Set the listing down again exactly, please, apart from its pictures.

Given material -
begin

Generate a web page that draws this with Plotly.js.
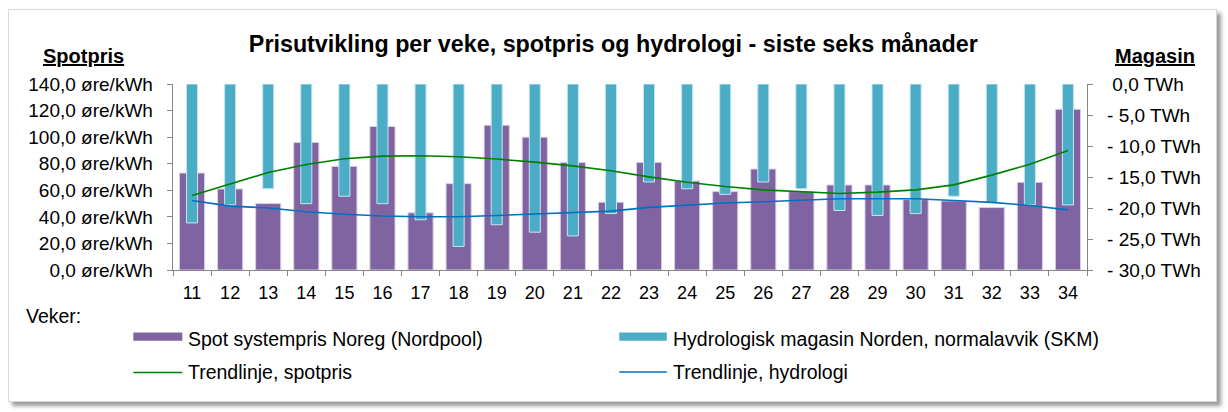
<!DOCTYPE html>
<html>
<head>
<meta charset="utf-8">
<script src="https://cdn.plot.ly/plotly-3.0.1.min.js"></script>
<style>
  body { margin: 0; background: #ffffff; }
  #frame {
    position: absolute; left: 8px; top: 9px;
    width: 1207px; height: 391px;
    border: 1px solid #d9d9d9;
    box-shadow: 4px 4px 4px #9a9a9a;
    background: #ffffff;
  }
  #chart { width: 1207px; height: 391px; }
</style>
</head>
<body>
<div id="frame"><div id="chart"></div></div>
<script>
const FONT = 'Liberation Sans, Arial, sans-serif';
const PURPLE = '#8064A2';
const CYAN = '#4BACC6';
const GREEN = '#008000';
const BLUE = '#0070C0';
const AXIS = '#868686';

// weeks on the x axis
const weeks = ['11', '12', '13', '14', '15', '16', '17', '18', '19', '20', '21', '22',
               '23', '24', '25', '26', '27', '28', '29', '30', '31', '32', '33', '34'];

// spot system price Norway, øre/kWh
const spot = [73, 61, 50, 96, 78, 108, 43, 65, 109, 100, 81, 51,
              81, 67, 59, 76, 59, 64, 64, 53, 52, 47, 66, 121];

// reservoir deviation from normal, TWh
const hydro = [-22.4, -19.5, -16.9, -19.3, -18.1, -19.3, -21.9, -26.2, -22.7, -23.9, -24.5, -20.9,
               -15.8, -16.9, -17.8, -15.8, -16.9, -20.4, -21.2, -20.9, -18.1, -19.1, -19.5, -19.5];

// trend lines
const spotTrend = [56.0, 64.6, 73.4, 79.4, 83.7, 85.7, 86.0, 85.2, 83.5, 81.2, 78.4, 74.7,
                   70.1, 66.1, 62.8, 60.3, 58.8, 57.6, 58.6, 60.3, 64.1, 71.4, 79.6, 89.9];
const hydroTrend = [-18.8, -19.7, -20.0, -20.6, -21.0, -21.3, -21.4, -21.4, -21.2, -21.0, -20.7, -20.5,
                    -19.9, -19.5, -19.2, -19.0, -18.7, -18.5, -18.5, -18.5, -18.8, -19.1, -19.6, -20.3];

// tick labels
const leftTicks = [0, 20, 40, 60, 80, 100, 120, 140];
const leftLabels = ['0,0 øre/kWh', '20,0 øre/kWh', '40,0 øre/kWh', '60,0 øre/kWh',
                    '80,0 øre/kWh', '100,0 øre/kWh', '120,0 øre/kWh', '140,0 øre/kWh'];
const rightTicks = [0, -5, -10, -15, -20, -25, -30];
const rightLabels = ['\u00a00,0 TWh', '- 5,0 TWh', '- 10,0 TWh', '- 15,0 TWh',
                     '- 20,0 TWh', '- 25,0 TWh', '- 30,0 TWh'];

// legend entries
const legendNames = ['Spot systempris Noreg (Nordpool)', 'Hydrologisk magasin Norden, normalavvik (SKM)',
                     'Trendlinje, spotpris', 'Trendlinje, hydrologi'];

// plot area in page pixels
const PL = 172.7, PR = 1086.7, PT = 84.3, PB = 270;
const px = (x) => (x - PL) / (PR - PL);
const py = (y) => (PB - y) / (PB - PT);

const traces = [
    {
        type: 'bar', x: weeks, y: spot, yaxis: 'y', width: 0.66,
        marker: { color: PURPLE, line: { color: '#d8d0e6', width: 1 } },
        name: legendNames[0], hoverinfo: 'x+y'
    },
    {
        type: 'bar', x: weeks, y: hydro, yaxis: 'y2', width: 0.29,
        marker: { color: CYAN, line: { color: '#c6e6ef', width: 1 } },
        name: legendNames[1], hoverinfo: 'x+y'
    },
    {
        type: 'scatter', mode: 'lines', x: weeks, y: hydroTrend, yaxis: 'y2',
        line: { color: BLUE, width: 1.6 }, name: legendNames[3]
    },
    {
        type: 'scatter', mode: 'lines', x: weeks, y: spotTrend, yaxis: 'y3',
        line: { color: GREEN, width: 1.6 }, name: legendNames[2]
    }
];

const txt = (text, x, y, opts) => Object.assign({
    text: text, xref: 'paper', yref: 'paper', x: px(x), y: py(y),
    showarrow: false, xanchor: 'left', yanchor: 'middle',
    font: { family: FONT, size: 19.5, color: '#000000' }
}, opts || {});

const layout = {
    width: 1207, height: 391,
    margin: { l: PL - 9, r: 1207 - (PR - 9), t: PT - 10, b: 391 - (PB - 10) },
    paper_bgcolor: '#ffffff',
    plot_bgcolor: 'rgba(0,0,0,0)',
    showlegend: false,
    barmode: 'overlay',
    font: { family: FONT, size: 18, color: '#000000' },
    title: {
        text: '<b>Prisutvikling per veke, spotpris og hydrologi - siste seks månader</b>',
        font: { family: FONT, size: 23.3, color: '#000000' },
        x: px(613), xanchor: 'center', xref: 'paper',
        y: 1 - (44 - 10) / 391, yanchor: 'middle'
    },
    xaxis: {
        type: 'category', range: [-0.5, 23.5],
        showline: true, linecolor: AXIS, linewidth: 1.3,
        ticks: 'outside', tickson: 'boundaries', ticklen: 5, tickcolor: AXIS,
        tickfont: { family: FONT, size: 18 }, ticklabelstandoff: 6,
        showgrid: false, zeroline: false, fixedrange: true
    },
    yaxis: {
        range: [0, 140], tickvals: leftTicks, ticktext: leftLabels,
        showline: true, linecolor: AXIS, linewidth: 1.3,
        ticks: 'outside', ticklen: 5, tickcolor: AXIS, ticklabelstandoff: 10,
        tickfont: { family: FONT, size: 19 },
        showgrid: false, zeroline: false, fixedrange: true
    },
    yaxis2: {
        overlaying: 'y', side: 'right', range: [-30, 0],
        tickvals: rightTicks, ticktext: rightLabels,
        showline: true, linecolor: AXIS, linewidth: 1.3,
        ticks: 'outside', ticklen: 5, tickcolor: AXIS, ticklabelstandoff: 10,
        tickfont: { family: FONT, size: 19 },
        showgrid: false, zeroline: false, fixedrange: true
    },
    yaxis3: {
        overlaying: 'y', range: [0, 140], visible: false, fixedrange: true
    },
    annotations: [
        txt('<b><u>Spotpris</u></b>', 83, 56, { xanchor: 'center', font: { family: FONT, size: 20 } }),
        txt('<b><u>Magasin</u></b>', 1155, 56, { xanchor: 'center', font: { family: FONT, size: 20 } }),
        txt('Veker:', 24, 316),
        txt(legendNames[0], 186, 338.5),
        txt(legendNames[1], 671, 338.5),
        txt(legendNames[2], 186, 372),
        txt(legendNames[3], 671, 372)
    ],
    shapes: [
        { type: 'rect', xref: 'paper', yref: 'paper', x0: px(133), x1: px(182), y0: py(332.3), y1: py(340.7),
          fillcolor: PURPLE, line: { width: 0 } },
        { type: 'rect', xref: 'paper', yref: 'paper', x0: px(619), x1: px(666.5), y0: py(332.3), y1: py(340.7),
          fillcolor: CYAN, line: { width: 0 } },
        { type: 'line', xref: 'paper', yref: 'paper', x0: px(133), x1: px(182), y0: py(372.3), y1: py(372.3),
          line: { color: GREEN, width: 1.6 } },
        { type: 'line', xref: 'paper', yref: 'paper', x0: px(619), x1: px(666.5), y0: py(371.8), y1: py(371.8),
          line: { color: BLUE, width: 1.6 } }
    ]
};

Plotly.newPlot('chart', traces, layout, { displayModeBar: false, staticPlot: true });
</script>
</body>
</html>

end

Output for this task -
Generate a web page that draws this with Plotly.js.
<!DOCTYPE html>
<html>
<head>
<meta charset="utf-8">
<script src="https://cdn.plot.ly/plotly-3.0.1.min.js"></script>
<style>
  body { margin: 0; background: #ffffff; }
  #frame {
    position: absolute; left: 8px; top: 9px;
    width: 1207px; height: 391px;
    border: 1px solid #d9d9d9;
    box-shadow: 4px 4px 4px #9a9a9a;
    background: #ffffff;
  }
  #chart { width: 1207px; height: 391px; }
</style>
</head>
<body>
<div id="frame"><div id="chart"></div></div>
<script>
const FONT = 'Liberation Sans, Arial, sans-serif';
const PURPLE = '#8064A2';
const CYAN = '#4BACC6';
const GREEN = '#008000';
const BLUE = '#0070C0';
const AXIS = '#868686';

// weeks on the x axis
const weeks = ['11', '12', '13', '14', '15', '16', '17', '18', '19', '20', '21', '22',
               '23', '24', '25', '26', '27', '28', '29', '30', '31', '32', '33', '34'];

// spot system price Norway, øre/kWh
const spot = [73, 61, 50, 96, 78, 108, 43, 65, 109, 100, 81, 51,
              81, 67, 59, 76, 59, 64, 64, 53, 52, 47, 66, 121];

// reservoir deviation from normal, TWh
const hydro = [-22.4, -19.5, -16.9, -19.3, -18.1, -19.3, -21.9, -26.2, -22.7, -23.9, -24.5, -20.9,
               -15.8, -16.9, -17.8, -15.8, -16.9, -20.4, -21.2, -20.9, -18.1, -19.1, -19.5, -19.5];

// trend lines
const spotTrend = [56.0, 64.6, 73.4, 79.4, 83.7, 85.7, 86.0, 85.2, 83.5, 81.2, 78.4, 74.7,
                   70.1, 66.1, 62.8, 60.3, 58.8, 57.6, 58.6, 60.3, 64.1, 71.4, 79.6, 89.9];
const hydroTrend = [-18.8, -19.7, -20.0, -20.6, -21.0, -21.3, -21.4, -21.4, -21.2, -21.0, -20.7, -20.5,
                    -19.9, -19.5, -19.2, -19.0, -18.7, -18.5, -18.5, -18.5, -18.8, -19.1, -19.6, -20.3];

// tick labels
const leftTicks = [0, 20, 40, 60, 80, 100, 120, 140];
const leftLabels = ['0,0 øre/kWh', '20,0 øre/kWh', '40,0 øre/kWh', '60,0 øre/kWh',
                    '80,0 øre/kWh', '100,0 øre/kWh', '120,0 øre/kWh', '140,0 øre/kWh'];
const rightTicks = [0, -5, -10, -15, -20, -25, -30];
const rightLabels = ['\u00a00,0 TWh', '- 5,0 TWh', '- 10,0 TWh', '- 15,0 TWh',
                     '- 20,0 TWh', '- 25,0 TWh', '- 30,0 TWh'];

// legend entries
const legendNames = ['Spot systempris Noreg (Nordpool)', 'Hydrologisk magasin Norden, normalavvik (SKM)',
                     'Trendlinje, spotpris', 'Trendlinje, hydrologi'];

// plot area in page pixels
const PL = 172.7, PR = 1086.7, PT = 84.3, PB = 270;
const px = (x) => (x - PL) / (PR - PL);
const py = (y) => (PB - y) / (PB - PT);

const traces = [
    {
        type: 'bar', x: weeks, y: spot, yaxis: 'y', width: 0.66,
        marker: { color: PURPLE, line: { color: '#d8d0e6', width: 1 } },
        name: legendNames[0], hoverinfo: 'x+y'
    },
    {
        type: 'bar', x: weeks, y: hydro, yaxis: 'y2', width: 0.29,
        marker: { color: CYAN, line: { color: '#c6e6ef', width: 1 } },
        name: legendNames[1], hoverinfo: 'x+y'
    },
    {
        type: 'scatter', mode: 'lines', x: weeks, y: hydroTrend, yaxis: 'y2',
        line: { color: BLUE, width: 1.6 }, name: legendNames[3]
    },
    {
        type: 'scatter', mode: 'lines', x: weeks, y: spotTrend, yaxis: 'y3',
        line: { color: GREEN, width: 1.6 }, name: legendNames[2]
    }
];

const txt = (text, x, y, opts) => Object.assign({
    text: text, xref: 'paper', yref: 'paper', x: px(x), y: py(y),
    showarrow: false, xanchor: 'left', yanchor: 'middle',
    font: { family: FONT, size: 19.5, color: '#000000' }
}, opts || {});

const layout = {
    width: 1207, height: 391,
    margin: { l: PL - 9, r: 1207 - (PR - 9), t: PT - 10, b: 391 - (PB - 10) },
    paper_bgcolor: '#ffffff',
    plot_bgcolor: 'rgba(0,0,0,0)',
    showlegend: false,
    barmode: 'overlay',
    font: { family: FONT, size: 18, color: '#000000' },
    title: {
        text: '<b>Prisutvikling per veke, spotpris og hydrologi - siste seks månader</b>',
        font: { family: FONT, size: 23.3, color: '#000000' },
        x: px(613), xanchor: 'center', xref: 'paper',
        y: 1 - (44 - 10) / 391, yanchor: 'middle'
    },
    xaxis: {
        type: 'category', range: [-0.5, 23.5],
        showline: true, linecolor: AXIS, linewidth: 1.3,
        ticks: 'outside', tickson: 'boundaries', ticklen: 5, tickcolor: AXIS,
        tickfont: { family: FONT, size: 18 }, ticklabelstandoff: 6,
        showgrid: false, zeroline: false, fixedrange: true
    },
    yaxis: {
        range: [0, 140], tickvals: leftTicks, ticktext: leftLabels,
        showline: true, linecolor: AXIS, linewidth: 1.3,
        ticks: 'outside', ticklen: 5, tickcolor: AXIS, ticklabelstandoff: 10,
        tickfont: { family: FONT, size: 19 },
        showgrid: false, zeroline: false, fixedrange: true
    },
    yaxis2: {
        overlaying: 'y', side: 'right', range: [-30, 0],
        tickvals: rightTicks, ticktext: rightLabels,
        showline: true, linecolor: AXIS, linewidth: 1.3,
        ticks: 'outside', ticklen: 5, tickcolor: AXIS, ticklabelstandoff: 10,
        tickfont: { family: FONT, size: 19 },
        showgrid: false, zeroline: false, fixedrange: true
    },
    yaxis3: {
        overlaying: 'y', range: [0, 140], visible: false, fixedrange: true
    },
    annotations: [
        txt('<b><u>Spotpris</u></b>', 83, 56, { xanchor: 'center', font: { family: FONT, size: 20 } }),
        txt('<b><u>Magasin</u></b>', 1155, 56, { xanchor: 'center', font: { family: FONT, size: 20 } }),
        txt('Veker:', 24, 316),
        txt(legendNames[0], 186, 338.5),
        txt(legendNames[1], 671, 338.5),
        txt(legendNames[2], 186, 372),
        txt(legendNames[3], 671, 372)
    ],
    shapes: [
        { type: 'rect', xref: 'paper', yref: 'paper', x0: px(133), x1: px(182), y0: py(332.3), y1: py(340.7),
          fillcolor: PURPLE, line: { width: 0 } },
        { type: 'rect', xref: 'paper', yref: 'paper', x0: px(619), x1: px(666.5), y0: py(332.3), y1: py(340.7),
          fillcolor: CYAN, line: { width: 0 } },
        { type: 'line', xref: 'paper', yref: 'paper', x0: px(133), x1: px(182), y0: py(372.3), y1: py(372.3),
          line: { color: GREEN, width: 1.6 } },
        { type: 'line', xref: 'paper', yref: 'paper', x0: px(619), x1: px(666.5), y0: py(371.8), y1: py(371.8),
          line: { color: BLUE, width: 1.6 } }
    ]
};

Plotly.newPlot('chart', traces, layout, { displayModeBar: false, staticPlot: true });
</script>
</body>
</html>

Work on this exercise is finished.